In response to:

Gifts to Greeks from the June 10, 1976 issue

To the Editors:

“Who can refute a sneer?” asks the theologian William Paley. Of course no one can. Nor shall I attempt refutation of the prolonged sneer which David Jackson calls “Gifts to Greeks” (NYR, June 10). Instead, by citing three examples of chilling ignorance, one historical, one cultural, and one linguistic, I shall try to put my fellow Americans on guard against anything Jackson says.

First. Samuel Howe did not arrive in Greece after the revolution; Jackson himself dates the end of the struggle to 1827, while Howe arrived in 1824, with three strenuous years still to go. Second. No one who has seen the Karaghiozis plays (commedia delle tenebre, if not dell’arte) can possibly accuse the Greeks of only recently acquiring a sense of humor about themselves. Few better examples of Selbstironie can be found. Third. With a linguistic acumen worthy of Mark Twain’s Jim (if a Frenchman is a man, why don’t he talk like a man?) Jackson attributes the lack of a Howe or Harrington Street to the Greeks’ difficulty with H. But there is a Sam Howe Street in Athens, and a Hill Street, and a Hayden Street! Even a Harrington Street, though there, as the linguists would say, chi is replaced by zero.

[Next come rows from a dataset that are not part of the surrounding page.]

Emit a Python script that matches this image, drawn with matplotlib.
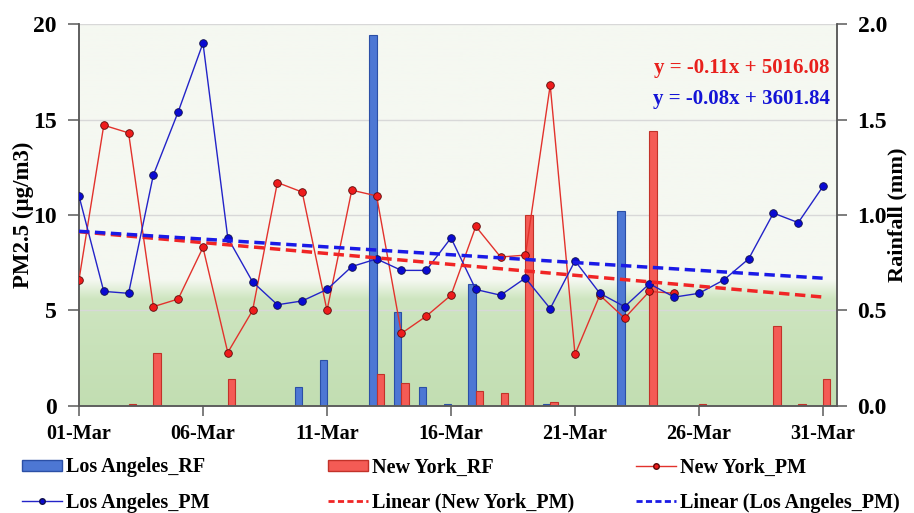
import matplotlib.pyplot as plt
import numpy as np
from matplotlib.patches import Patch
from matplotlib.lines import Line2D

plt.rcParams['font.family'] = ['Liberation Serif', 'DejaVu Serif']
plt.rcParams['font.weight'] = 'bold'

# data (March, day of month)
days = np.arange(1, 32)
tick_days = [1, 6, 11, 16, 21, 26, 31]
tick_labels = ['01-Mar', '06-Mar', '11-Mar', '16-Mar', '21-Mar', '26-Mar', '31-Mar']

la_pm = [11.0, 6.0, 5.9, 12.1, 15.4, 19.0, 8.8, 6.5, 5.3, 5.5, 6.1, 7.3, 7.7, 7.1, 7.1, 8.8,
         6.1, 5.8, 6.7, 5.1, 7.6, 5.9, 5.2, 6.4, 5.7, 5.9, 6.6, 7.7, 10.1, 9.6, 11.5]
ny_pm = [6.6, 14.7, 14.3, 5.2, 5.6, 8.3, 2.8, 5.0, 11.7, 11.2, 5.0, 11.3, 11.0, 3.8, 4.7, 5.8,
         9.4, 7.8, 7.9, 16.8, 2.7, 5.8, 4.6, 6.0, 5.9]
la_rf = [0, 0, 0, 0, 0, 0, 0, 0, 0, 0.10, 0.24, 0, 1.94, 0.49, 0.10, 0.01, 0.64, 0, 0, 0.01,
         0, 0, 1.02, 0, 0, 0, 0, 0, 0, 0, 0]
ny_rf = [0, 0, 0.01, 0.28, 0, 0, 0.14, 0, 0, 0, 0, 0, 0.17, 0.12, 0, 0, 0.08, 0.07, 1.00, 0.02,
         0, 0, 0, 1.44, 0, 0.01, 0, 0, 0.42, 0.01, 0.14]

ny_eq = 'y = -0.11x + 5016.08'
la_eq = 'y = -0.08x + 3601.84'

c_la_bar, c_la_bar_e = '#4d77d4', '#2b4fa6'
c_ny_bar, c_ny_bar_e = '#f45b55', '#c23229'
c_la_line, c_ny_line = '#2323c8', '#e2322c'
c_la_trend, c_ny_trend = '#1a1ae6', '#f02525'
axis_c = '#5a5a5a'

fig = plt.figure(figsize=(9.14, 5.13), dpi=100)
ax2 = fig.add_axes([0.0864, 0.2086, 0.829, 0.7446])   # rainfall (behind)
ax = ax2.twinx()                                        # PM2.5 (front)
ax.yaxis.tick_left()
ax.yaxis.set_label_position('left')
ax2.yaxis.tick_right()
ax2.yaxis.set_label_position('right')
ax.xaxis.set_visible(True)
ax2.xaxis.set_visible(False)

# background: pale top, green lower band
yy = np.linspace(20, 0, 400)
stops = [0, 5.6, 6.6, 20]
r = np.interp(yy, stops, [194, 206, 245, 245])
g = np.interp(yy, stops, [222, 229, 248, 248])
b = np.interp(yy, stops, [178, 192, 241, 241])
bg = np.stack([r, g, b], axis=1)[:, None, :] / 255.0
ax2.imshow(bg, extent=[0, 1, 0, 1], transform=ax2.transAxes, aspect='auto', zorder=0)

# rainfall bars
d = np.array(days)
la_rf_a, ny_rf_a = np.array(la_rf), np.array(ny_rf)
m1, m2 = la_rf_a > 0, ny_rf_a > 0
bw = 0.3
ax2.bar(d[m1] - bw / 2, la_rf_a[m1], width=bw, color=c_la_bar, edgecolor=c_la_bar_e, linewidth=0.8, zorder=2)
ax2.bar(d[m2] + bw / 2, ny_rf_a[m2], width=bw, color=c_ny_bar, edgecolor=c_ny_bar_e, linewidth=0.8, zorder=2)
ax2.set_ylim(0, 2.0)
ax2.set_yticks([0, 0.5, 1.0, 1.5, 2.0])
ax2.set_yticklabels(['0.0', '0.5', '1.0', '1.5', '2.0'])
ax2.grid(axis='y', color='#d8d8d8', linewidth=1)
ax2.set_axisbelow(True)
ax2.set_ylabel('Rainfall (mm)', fontsize=16, fontweight='bold')
ax2.yaxis.set_label_coords(1.0665, 0.5)

# PM2.5 lines and linear trends
ax.patch.set_visible(False)
ax.plot(days, la_pm, color=c_la_line, lw=1, marker='o', ms=5.5, mfc='#0a0ad2', mec='#10104a', mew=0.6, zorder=4)
ax.plot(days[:len(ny_pm)], ny_pm, color=c_ny_line, lw=1, marker='o', ms=5.5, mfc='#ee1c1c', mec='#5a0a0a', mew=0.6, zorder=3)

k_ny, b_ny = np.polyfit(days[:len(ny_pm)], ny_pm, 1)
k_la, b_la = np.polyfit(days, la_pm, 1)
ax.plot(days, k_ny * days + b_ny, color=c_ny_trend, lw=2.5, ls=(0, (3, 1.6)), zorder=5)
ax.plot(days, k_la * days + b_la, color=c_la_trend, lw=2.5, ls=(0, (3, 1.6)), zorder=5)

ax.set_ylim(0, 20)
ax.set_yticks([0, 5, 10, 15, 20])
ax.set_xlim(1, 31.55)
ax.set_xticks(tick_days)
ax.set_xticklabels(tick_labels)
ax.set_ylabel('PM2.5 (μg/m3)', fontsize=16.5, fontweight='bold')
ax.yaxis.set_label_coords(-0.059, 0.5)

for a in (ax, ax2):
    a.spines['top'].set_visible(False)
    for s in ('left', 'right', 'bottom'):
        a.spines[s].set_color(axis_c)
        a.spines[s].set_linewidth(1.1)
ax.tick_params(axis='y', direction='out', length=8, width=1.1, color=axis_c, pad=8, labelsize=17)
ax2.tick_params(axis='y', direction='out', length=7, width=1.1, color=axis_c, pad=8, labelsize=17)
ax.tick_params(axis='x', direction='out', length=7, width=1.1, color=axis_c, pad=6, labelsize=14.5)

fig.text(830 / 914, 1 - 68 / 513, ny_eq, color='#e8201c', fontsize=15, fontweight='bold', ha='right', va='center')
fig.text(830 / 914, 1 - 99 / 513, la_eq, color='#1414d6', fontsize=15, fontweight='bold', ha='right', va='center')

# legend, three columns placed by hand
h_la_rf = Patch(facecolor=c_la_bar, edgecolor=c_la_bar_e, label='Los Angeles_RF')
h_ny_rf = Patch(facecolor=c_ny_bar, edgecolor=c_ny_bar_e, label='New York_RF')
h_ny_pm = Line2D([], [], color=c_ny_line, lw=1, marker='o', ms=4, mfc='#ee1c1c', mec='#5a0a0a', label='New York_PM')
h_la_pm = Line2D([], [], color=c_la_line, lw=1, marker='o', ms=4, mfc='#0a0ad2', mec='#10104a', label='Los Angeles_PM')
h_ny_lin = Line2D([], [], color=c_ny_trend, lw=2, ls=(0, (2.2, 1.2)), label='Linear (New York_PM)')
h_la_lin = Line2D([], [], color=c_la_trend, lw=2, ls=(0, (2.2, 1.2)), label='Linear (Los Angeles_PM)')

for x0, hs in [(22, [h_la_rf, h_la_pm]), (328, [h_ny_rf, h_ny_lin]), (636, [h_ny_pm, h_la_lin])]:
    fig.legend(handles=hs, loc='center left', bbox_to_anchor=(x0 / 914, 1 - 485 / 513),
               frameon=False, handlelength=2.0, handleheight=0.5,
               handletextpad=0.2, labelspacing=0.75, borderpad=0, borderaxespad=0,
               prop={'weight': 'bold', 'size': 14.5})

fig.savefig('out.png', dpi=100)
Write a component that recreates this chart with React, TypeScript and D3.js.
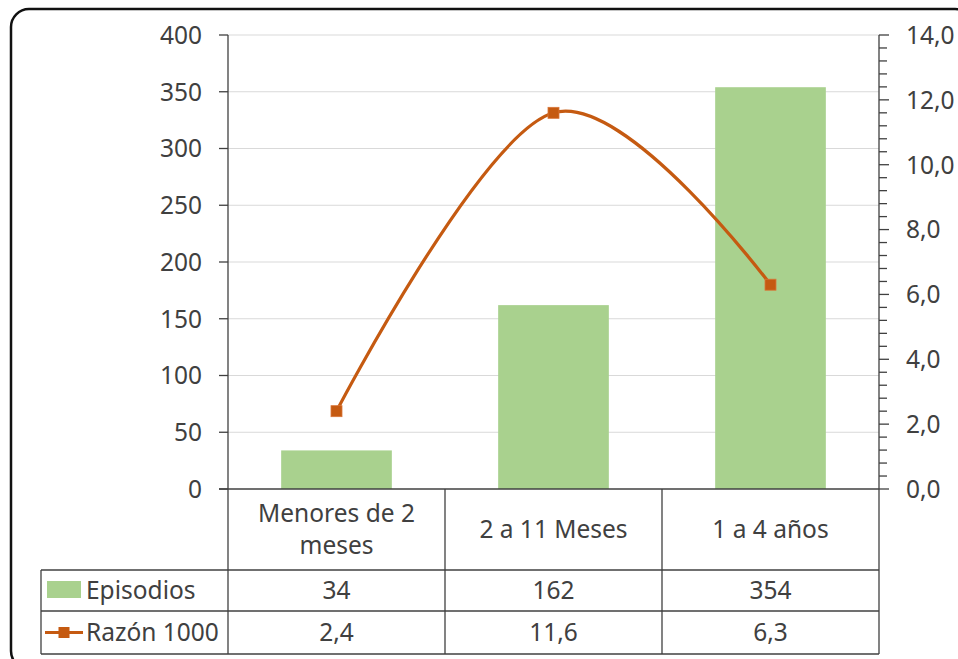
import React from "react";
import * as d3 from "d3";

const categories = [["Menores de 2", "meses"], ["2 a 11 Meses"], ["1 a 4 años"]];
const episodios = [34, 162, 354];
const razon = [2.4, 11.6, 6.3];
const razonLabels = ["2,4", "11,6", "6,3"];
const leftTicks = [0, 50, 100, 150, 200, 250, 300, 350, 400];
const rightTicks = [0, 2, 4, 6, 8, 10, 12, 14];

const W = 958;
const H = 659;
const plot = { left: 228, right: 879, top: 35, bottom: 489 };
const font = "'Noto Sans', 'Open Sans', sans-serif";
const fs = 24.5;
const textColor = "#404040";
const lineColor = "#404040";
const green = "#A9D18E";
const orange = "#C55A11";

const App = () => {
  const idx = categories.map((_, i) => i);
  const x = d3
    .scaleBand<number>()
    .domain(idx)
    .range([plot.left, plot.right])
    .paddingInner(0.49)
    .paddingOuter(0.245);
  const xc = (i: number) => plot.left + ((plot.right - plot.left) / 3) * (i + 0.5);
  const yL = d3.scaleLinear().domain([0, 400]).range([plot.bottom, plot.top]);
  const yR = d3.scaleLinear().domain([0, 14]).range([plot.bottom, plot.top]);

  // Excel default minor unit = major / 5
  const minorTicks = d3.range(0, 14.0001, 0.4);

  const line = d3
    .line<number>()
    .x((_, i) => xc(i))
    .y((d) => yR(d))
    .curve(d3.curveCardinal.tension(0));

  const colEdges = [plot.left, ...idx.map((i) => plot.left + ((plot.right - plot.left) / 3) * (i + 1))];
  const tableLeft = 41;
  const row1 = 570;
  const row2 = 611;
  const tableBottom = 654;

  return (
    <svg width={W} height={H} style={{ display: "block", position: "absolute", left: 0, top: 0 }}>
      <rect x={0} y={0} width={W} height={H} fill="#fff" />
      <rect x={11} y={9} width={962} height={660} rx={18} fill="#fff" stroke="#111" strokeWidth={2.5} />

      {/* gridlines */}
      {leftTicks.slice(1).map((t) => (
        <line key={t} x1={plot.left} x2={plot.right} y1={yL(t)} y2={yL(t)} stroke="#d9d9d9" strokeWidth={1} />
      ))}

      {/* bars */}
      {episodios.map((v, i) => (
        <rect key={i} x={x(i)} y={yL(v)} width={x.bandwidth()} height={yL(0) - yL(v)} fill={green} />
      ))}

      {/* left axis */}
      <line x1={plot.left} x2={plot.left} y1={plot.top} y2={tableBottom} stroke={lineColor} strokeWidth={1.3} />
      {leftTicks.map((t) => (
        <g key={t}>
          <line x1={plot.left - 9} x2={plot.left} y1={yL(t)} y2={yL(t)} stroke={lineColor} strokeWidth={1.3} />
          <text x={202} y={yL(t)} dy="0.36em" textAnchor="end" fontFamily={font} fontSize={fs} fill={textColor}>
            {t}
          </text>
        </g>
      ))}

      {/* right axis */}
      <line x1={plot.right} x2={plot.right} y1={plot.top} y2={tableBottom} stroke={lineColor} strokeWidth={1.3} />
      {minorTicks.map((t, i) => (
        <line key={i} x1={plot.right} x2={plot.right + (i % 5 === 0 ? 10 : 8)} y1={yR(t)} y2={yR(t)} stroke={lineColor} strokeWidth={1.3} />
      ))}
      {rightTicks.map((t) => (
        <text key={t} x={906} y={yR(t)} dy="0.36em" fontFamily={font} fontSize={fs} fill={textColor}>
          {t.toFixed(1).replace(".", ",")}
        </text>
      ))}

      {/* line series */}
      <path d={line(razon) ?? ""} fill="none" stroke={orange} strokeWidth={3.2} />
      {razon.map((v, i) => (
        <rect key={i} x={xc(i) - 5.5} y={yR(v) - 5.5} width={11} height={11} fill={orange} stroke="#d9773a" strokeWidth={0.8} />
      ))}

      {/* data table */}
      <line x1={plot.left - 9} x2={plot.right} y1={plot.bottom} y2={plot.bottom} stroke={lineColor} strokeWidth={1.3} />
      {[row1, row2, tableBottom].map((y) => (
        <line key={y} x1={tableLeft} x2={plot.right} y1={y} y2={y} stroke={lineColor} strokeWidth={1.3} />
      ))}
      <line x1={tableLeft} x2={tableLeft} y1={row1} y2={tableBottom} stroke={lineColor} strokeWidth={1.3} />
      {colEdges.slice(1, 3).map((cx) => (
        <line key={cx} x1={cx} x2={cx} y1={plot.bottom} y2={tableBottom} stroke={lineColor} strokeWidth={1.3} />
      ))}

      {categories.map((lines, i) => (
        <text key={i} x={xc(i)} textAnchor="middle" fontFamily={font} fontSize={fs} fill={textColor}>
          {lines.map((l, j) => (
            <tspan key={j} x={xc(i)} y={(plot.bottom + row1) / 2 - ((lines.length - 1) * 32) / 2 + j * 32} dy="0.36em">
              {l}
            </tspan>
          ))}
        </text>
      ))}

      {/* legend keys */}
      <rect x={47} y={581} width={34} height={17} fill={green} />
      <text x={86} y={(row1 + row2) / 2} dy="0.36em" fontFamily={font} fontSize={fs} fill={textColor}>
        Episodios
      </text>
      <line x1={45} x2={83} y1={(row2 + tableBottom) / 2} y2={(row2 + tableBottom) / 2} stroke={orange} strokeWidth={3} />
      <rect x={58.5} y={(row2 + tableBottom) / 2 - 5.5} width={11} height={11} fill={orange} />
      <text x={86} y={(row2 + tableBottom) / 2} dy="0.36em" fontFamily={font} fontSize={fs} fill={textColor}>
        Razón 1000
      </text>

      {episodios.map((v, i) => (
        <text key={i} x={xc(i)} y={(row1 + row2) / 2} dy="0.36em" textAnchor="middle" fontFamily={font} fontSize={fs} fill={textColor}>
          {v}
        </text>
      ))}
      {razonLabels.map((v, i) => (
        <text key={i} x={xc(i)} y={(row2 + tableBottom) / 2} dy="0.36em" textAnchor="middle" fontFamily={font} fontSize={fs} fill={textColor}>
          {v}
        </text>
      ))}
    </svg>
  );
};

export default App;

What causes a man to write such tripe? Has he fallen victim to the wiles of the Turkish propaganda machine, which is emulating its fellow-Muslim Arabs by trying to undermine American friendship for Greece as they have for Israel? Or is he another sad example of the Anglo-Americans who suffer from a painful attraction-repulsion complex when dealing with things Hellenic? It scarcely matters which, so long as one does not take David Jackson seriously.

Harry L. Levy

American School of Classical Studies

Athens, Greece

David Jackson replies:

Mr. Levy has neither read my review carefully nor paused to consider his syntax. However, let’s take up his points. I have not found in Daravinga’s comprehensive Street Guide to Athens, or in my eighteen years’ residence in that city, any Hastings or Howe Street, Square, or Boulevard. It is impossible to make out what is meant by “turning chi to zero.” Now that the classical aspirate before vowels is no longer sounded, the common practice is to represent our letter H by the Greek letter X, pronounced “chi.”

I suspect from Mr. Levy’s use of the letterhead from the American School of Classical Studies and the phrses “things Hellenic”—as opposed to “things demotic” (one could describe the Hellene as the Classicist and Europeanized Greek; the Demotic as the world of the vast majority of Greeks)—that he is out of touch with the Greece I know. For example, the shadow plays of Karagiozi. The name is originally Turkish, as is that other popular Greek delight, mousaka. This theater, possibly brought by Alexander from India, has a Punch and Judy humor that celebrates the cunning of its audience; but never (and this was my point about the commedia dell’arte) arrives at that level of humor personified by the melancholy and introspective figure of Pierrot—so needed to offset Harlequin’s brash opportunism. I am sorry if I implied that Dr. Howe first visited Greece after the war. I ought to have said “returned” after the war, only then bringing those American funds which, if brought earlier, he knew would have disappeared into the pockets of various indigenous adventurers.

Not for a moment am I sneering at Greece. I agree that Greece needs all the love it can get. Mr. Levy does not demonstrate his love for Greece by playing on the Greeks’ inflamed feelings and trying to marry these to confused political ideas of the moment.